Кромвель приобрел влияние в самое тревожное десятилетие правления Генриха VIII, сравнимое, наверное, лишь с периодом войн предшествовавшего века. С целью заманить в ловушку мятежников (туда чаще всего попадали просто случайные люди) он повсюду насадил своих осведомителей и соглядатаев. Кромвель твердо верил, что королевская власть по-настоящему сильна только тогда, когда подданные пребывают в страхе, и очень много сделал для придания королю образа капризного диктатора под девизом «Чем больше трепещут подданные, тем спокойнее в королевстве». Он добился того, что его почти все боялись… и презирали. Особенно знатные аристократы и амбициозные чиновники, жаждавшие лишить его власти. Он же с помощью грязных интриг лишил власти Суффолка и Норфолка, а дворян более низкого ранга удалял от короля, посылая за рубеж с длительными дипломатическими миссиями. Его враги немедленно оказывались в немилости, им было запрещено являться перед королем, а то и того хуже. Накануне нового, 1539 года неожиданно был арестован и брошен в Тауэр Николас Кэрыо, не последний человек при дворе, который имел тесные связи с маркизом Эксетером и Поулами. Люди Кромвеля проникли в его дом и забрали все ценное, включая великолепные бриллианты и жемчужины Джейн Сеймур, которые после ее смерти Генрих подарил жене Кэрыо.

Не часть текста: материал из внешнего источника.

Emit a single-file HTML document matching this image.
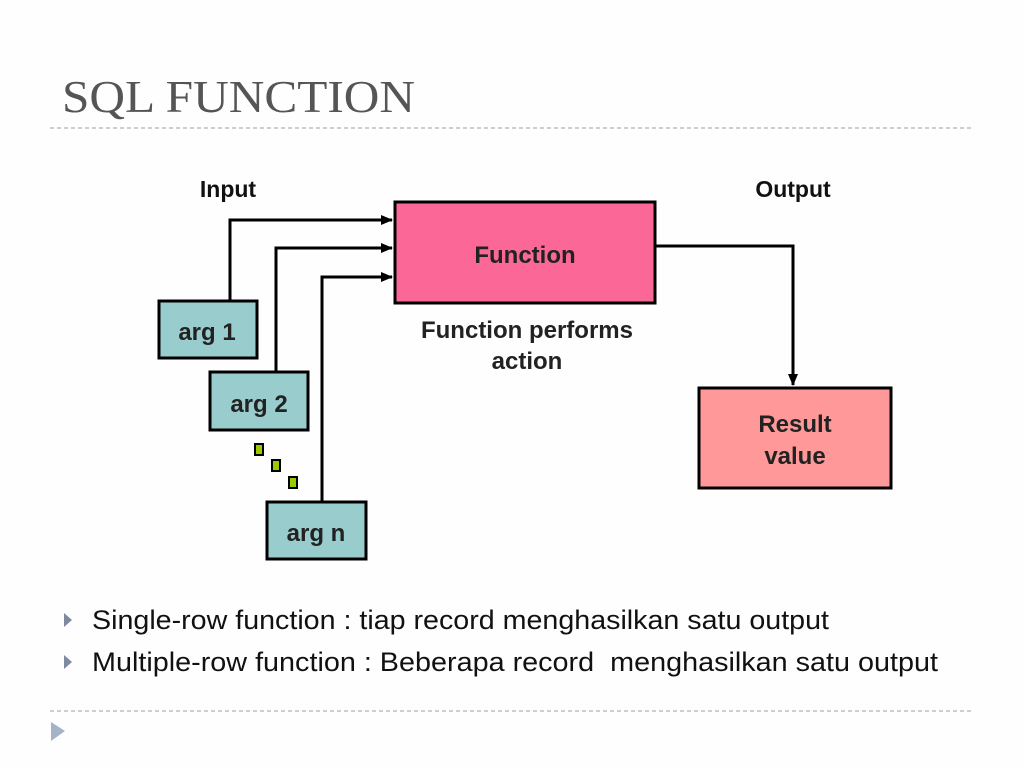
<!DOCTYPE html>
<html><head><meta charset="utf-8"><style>
html,body{margin:0;padding:0;background:#fff;}
svg{display:block}
</style></head><body>
<svg width="1024" height="768" viewBox="0 0 1024 768" xmlns="http://www.w3.org/2000/svg">
<defs><marker id="a" markerWidth="12" markerHeight="10" refX="11" refY="5" orient="auto" markerUnits="userSpaceOnUse"><path d="M0,0 L12,5 L0,10 z" fill="#000"/></marker></defs>
<rect width="1024" height="768" fill="#fefefe"/>
<text x="62" y="112" font-family="Liberation Serif, serif" font-size="46" fill="#555" textLength="353" lengthAdjust="spacingAndGlyphs">SQL FUNCTION</text>
<line x1="50" y1="128" x2="972" y2="128" stroke="#b5c0c0" stroke-width="1.5" stroke-dasharray="4,3"/>
<g font-family="Liberation Sans, sans-serif" font-weight="bold" fill="#111" text-anchor="middle">
<text x="228" y="197" font-size="23">Input</text>
<text x="793" y="197" font-size="23">Output</text>
</g>
<g stroke="#000" stroke-width="3" fill="none">
<polyline points="230,300 230,220 392,220" marker-end="url(#a)"/>
<polyline points="276,371 276,248 392,248" marker-end="url(#a)"/>
<polyline points="322,501 322,277 392,277" marker-end="url(#a)"/>
<polyline points="656,246 793,246 793,385" marker-end="url(#a)"/>
</g>
<rect x="395" y="202" width="260" height="101" fill="#fb6898" stroke="#000" stroke-width="3"/>
<rect x="159" y="301" width="98" height="57" fill="#99cccc" stroke="#000" stroke-width="3"/>
<rect x="210" y="372" width="98" height="58" fill="#99cccc" stroke="#000" stroke-width="3"/>
<rect x="267" y="502" width="99" height="57" fill="#99cccc" stroke="#000" stroke-width="3"/>
<rect x="699" y="388" width="192" height="100" fill="#ff9999" stroke="#000" stroke-width="3"/>
<g fill="#99cc00" stroke="#000" stroke-width="2">
<rect x="255" y="444" width="8" height="11"/>
<rect x="272" y="460" width="8" height="11"/>
<rect x="289" y="477" width="8" height="11"/>
</g>
<g font-family="Liberation Sans, sans-serif" font-weight="bold" fill="#222" text-anchor="middle" font-size="24">
<text x="525" y="263">Function</text>
<text x="527" y="338">Function performs</text>
<text x="527" y="369">action</text>
<text x="207" y="340">arg 1</text>
<text x="259" y="412">arg 2</text>
<text x="316" y="541">arg n</text>
<text x="795" y="432">Result</text>
<text x="795" y="464">value</text>
</g>
<g fill="#7f8aa0">
<path d="M64,613 L72,620 L64,627 z"/>
<path d="M64,655 L72,662 L64,669 z"/>
</g>
<g font-family="Liberation Sans, sans-serif" font-size="27" fill="#111">
<text x="92" y="629" textLength="737" lengthAdjust="spacingAndGlyphs">Single-row function : tiap record menghasilkan satu output</text>
<text x="92" y="671" textLength="846" lengthAdjust="spacingAndGlyphs" xml:space="preserve">Multiple-row function : Beberapa record  menghasilkan satu output</text>
</g>
<line x1="50" y1="711" x2="972" y2="711" stroke="#b5c0c0" stroke-width="1.5" stroke-dasharray="4,3"/>
<path d="M51,722 L65,731 L51,741 z" fill="#a5b3c8"/>
</svg>
</body></html>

К Реджинальду Поулу, которого он называл «свихнувшийся Поул», Кромвель питал особенную ненависть. Эта ненависть распространялась на всех, кто был связан с кардиналом. (Поул, в свою очередь, назвал Кромвеля «викарием сатаны».) Когда пошли слухи насчет испанского яда, то никто не сомневался, против кого Уайатт и его хозяева намеревались этот яд употребить. Летом 1538 года в воздухе витала угроза войны, а кардинал писал против Генриха разоблачительные памфлеты, которые становились все более резкими. Вот тогда король вместе со своим первым министром и решили раз и навсегда покончить с мятежной семейкой.
Для этого использовали самого слабого из семейства По-улов, который затем заманил в ловушку остальных. Этим человеком был Джеффри, младший сын Маргарет Поул, графини Солсбери, брат Реджинальда Поула и Генри Поула, лорда Монтегю. Его неожиданно арестовали и заточили в Тауэр. Горячего, очень эмоционального и при этом незрелого молодого человека легко можно было запугать. На допросе «с пристрастием», который проводил сам Кромвель, Джеффри быстро пал духом и рассказал все, что знал, о деятельности своих братьев и их друзей. Правда, никаких доказательств предательства с их стороны пока получено не было. Появился лишь повод подозревать лорда Монтегю в ненависти к королю, скрываемой под внешней учтивостью придворного.